The proposed settlement, which requires court approval, would terminate the Biden-era income-driven repayment program that has been mired in legal challenges since its 2023 launch. Under the agreement, the Department of Education would cease enrolling new borrowers, deny pending applications, and transition all current SAVE participants into other repayment plans.
The SAVE plan was designed to reduce monthly payments based on income and family size, prevent interest capitalization, and accelerate loan forgiveness for low-income borrowers. Some participants saw monthly payments reduced to 5% of discretionary income, with the promise of debt cancellation after as little as 10 years of payments.
Nearly 8 million borrowers are currently enrolled in the program.
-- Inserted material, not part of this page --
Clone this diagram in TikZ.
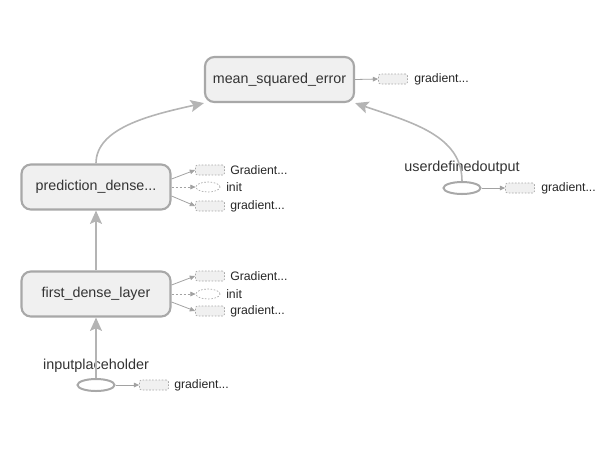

"For four years, the Biden Administration sought to unlawfully shift student loan debt onto American taxpayers, many of whom either never took out a loan to finance their postsecondary education or never even went to college themselves, simply for a political win to prop up a failing Administration," Under Secretary of Education Nicholas Kent said in a statement. "The Trump Administration is righting this wrong and bringing an end to this deceptive scheme."
The settlement resolves litigation brought by Missouri and six other Republican-led states that challenged the plan's legality in April 2024. Two federal judges in Kansas and Missouri subsequently blocked key provisions of the program, arguing the Biden administration exceeded its authority by implementing debt relief without congressional authorization.
Following those court decisions, SAVE borrowers were placed in forbearance with payments suspended but interest continuing to accrue—a situation that has already increased balances for many participants.